Уайльд пишет письмо за письмом, адресуя их и издателям, и рецензентам, однако его спор с критиками — это разговор слепого с глухим: критики его не слышат, они почти единодушно обвиняют Уайльда в безнравственности, «свободе от морали», как сказал бы Ницше, что, между прочим, чрезвычайно встревожило Констанс. «С тех пор как Оскар написал „Дориана Грея“, — пожаловалась она в письме брату, — с нами перестали разговаривать». Жалобы Констанс — явное преувеличение, но контуры будущего скандала уже намечаются. И мало сказать, обвиняют в безнравственности — в безнравственности, позаимствованной у французов, известных развратников. «Эта история позаимствована из прокаженной литературы французских декадентов, — писал в июле 1890 года рецензент „Дейли кроникл“. — Вредная книга, отдающая зловонными испарениями морального и духовного разложения».
Итак, Уайльду «шьют аморалку». Уайльд же решительно отказывается рассматривать свое произведение — как, впрочем, и любое другое — в категориях «моральный — аморальный». Повторяет, точно заклинание, уже многократно им говорившееся: «Не могу понять, как произведение искусства можно критиковать с моральной точки зрения»; «Искусство и мораль несочетаемы»; «Не бывает книг нравственных или безнравственных»; «Художник творит не для того, чтобы читать мораль, а чтобы доставить себе удовольствие». Автор рецензии в «Скотс обсервер» заявил, что ему неясно, что же все-таки предпочитает автор — добродетель пороку или порок добродетели, на что Уайльд в письме редактору журнала, поэту и журналисту Уильяму Эрнесту Хенли, лапидарно и категорично возразил: «У художника не бывает никаких моральных предпочтений». Самым нелицеприятным из двухсот с лишним отзывов на роман можно считать рецензию обозревателя «Сент-Джеймсез газетт» Сэмюэля Генри Джейса, которую тот не без яда назвал «Изучение фатовства» («А Study in Puppydom») и которую, обращаясь напрямую к автору, закончил провидчески: «Если все, что Вы написали, — всерьез, то не удивлюсь, если в самом скором времени Вы окажетесь в полицейском участке». А самым лестным конечно же — Сперанцы: «Лучше тебя сегодня не пишет никто. Когда читала последнюю сцену твоей книги, чуть было не лишилась чувств». Ее бы устами…
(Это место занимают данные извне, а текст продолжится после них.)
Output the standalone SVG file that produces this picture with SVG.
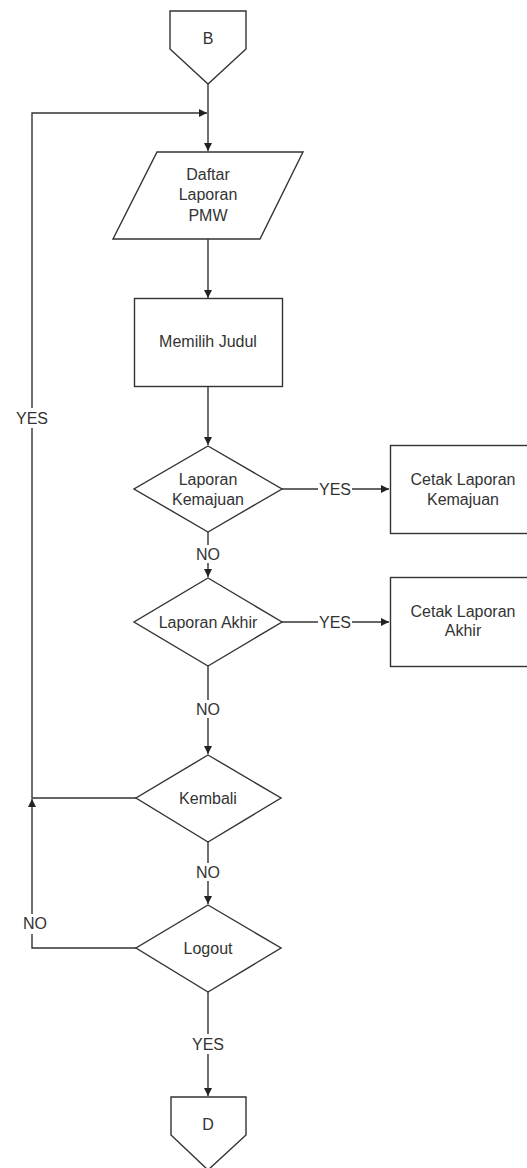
<svg xmlns="http://www.w3.org/2000/svg" width="527" height="1168" viewBox="0 0 527 1168">
<style>
.s{fill:#fff;stroke:#333;stroke-width:1.4}
.c{fill:none;stroke:#333;stroke-width:1.4}
text{font-family:"Liberation Sans",Arial,sans-serif;font-size:16px;fill:#333;text-anchor:middle}
.bg{fill:#fff}
</style>
<defs>
<marker id="a" viewBox="0 0 10 10" refX="10" refY="5" markerWidth="8" markerHeight="8" markerUnits="userSpaceOnUse" orient="auto">
<path d="M0,0 L10,5 L0,10 z" fill="#222"/>
</marker>
</defs>
<rect width="527" height="1168" fill="#fff"/>
<g id="connectors">
<path class="c" d="M208,84 V151" marker-end="url(#a)"/>
<path class="c" d="M136,798 H32 V113 H207" marker-end="url(#a)"/>
<path class="c" d="M208,239 V298" marker-end="url(#a)"/>
<path class="c" d="M208,387 V445" marker-end="url(#a)"/>
<path class="c" d="M282,489 H389" marker-end="url(#a)"/>
<path class="c" d="M208,532 V577" marker-end="url(#a)"/>
<path class="c" d="M282,622 H389" marker-end="url(#a)"/>
<path class="c" d="M208,666 V754" marker-end="url(#a)"/>
<path class="c" d="M208,842 V904" marker-end="url(#a)"/>
<path class="c" d="M136,948 H32 V799" marker-end="url(#a)"/>
<path class="c" d="M208,992 V1096" marker-end="url(#a)"/>
<rect class="bg" x="16" y="408" width="32" height="20"/>
<text x="32" y="424">YES</text>
<rect class="bg" x="318" y="480" width="34" height="18"/>
<text x="335" y="495">YES</text>
<rect class="bg" x="318" y="613" width="34" height="18"/>
<text x="335" y="628">YES</text>
<rect class="bg" x="195" y="545" width="26" height="18"/>
<text x="208" y="560">NO</text>
<rect class="bg" x="195" y="700" width="26" height="18"/>
<text x="208" y="715">NO</text>
<rect class="bg" x="195" y="863" width="26" height="18"/>
<text x="208" y="878">NO</text>
<rect class="bg" x="20" y="914" width="30" height="20"/>
<text x="35" y="929">NO</text>
<rect class="bg" x="191" y="1034" width="34" height="20"/>
<text x="208" y="1050">YES</text>
</g>
<g id="B">
<polygon class="s" points="170,11 246,11 246,49 208,84 170,49"/>
<text x="208" y="44">B</text>
</g>
<g id="daftar">
<polygon class="s" points="157,152 303,152 260,239 113,239"/>
<text x="208" y="180">Daftar</text>
<text x="208" y="200">Laporan</text>
<text x="208" y="221">PMW</text>
</g>
<g id="memilih">
<rect class="s" x="134.5" y="298.5" width="148" height="88"/>
<text x="208" y="347">Memilih Judul</text>
</g>
<g id="kemajuan">
<polygon class="s" points="208,446 282,489 208,532 134,489"/>
<text x="208" y="485">Laporan</text>
<text x="208" y="505">Kemajuan</text>
</g>
<g id="cetak-kemajuan">
<rect class="s" x="390.5" y="445.5" width="150" height="88"/>
<text x="463" y="485">Cetak Laporan</text>
<text x="463" y="505">Kemajuan</text>
</g>
<g id="akhir">
<polygon class="s" points="208,578 282,622 208,666 134,622"/>
<text x="208" y="628">Laporan Akhir</text>
</g>
<g id="cetak-akhir">
<rect class="s" x="390.5" y="577.5" width="150" height="89"/>
<text x="463" y="617">Cetak Laporan</text>
<text x="463" y="636">Akhir</text>
</g>
<g id="kembali">
<polygon class="s" points="208,755 281,798 208,842 136,798"/>
<text x="208" y="804">Kembali</text>
</g>
<g id="logout">
<polygon class="s" points="208,905 281,948 208,992 136,948"/>
<text x="208" y="954">Logout</text>
</g>
<g id="D">
<polygon class="s" points="171,1097 246,1097 246,1135 208,1170 171,1135"/>
<text x="208" y="1130">D</text>
</g>
</svg>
Карикатура Макса Бирбома на УайльдаОдним словом, Уайльд и его критики говорят на разных языках. И не о том. Вернее, автор, отстаивая свою точку зрения, говорит с ними не о том. Пишет о значении отрицательного пиара, что, мол, английского читателя интересуют, в сущности, только аморальные книги. Что хорошие люди (это, видимо, в ответ на упрек, что у него в романе люди только плохие) банальны и «художественно неинтересны». Что герой должен быть выдуман, а не взят из жизни (читай: «Упадок лжи»). Что художественная литература не должна подвергаться цензуре, «нельзя ограничивать свободу искусства». Что критики не понимают разницы между искусством и жизнью. (Что, кстати, случается довольно часто.) Что Дориан Грей не холоден и расчетлив, а, напротив, крайне импульсивен. (Как будто холодность и расчетливость не сочетаются с импульсивностью.) Что художник — повторимся — творит, исключительно чтобы доставить удовольствие самому себе. Что художнику, проще говоря, на читателя (зрителя, слушателя) наплевать.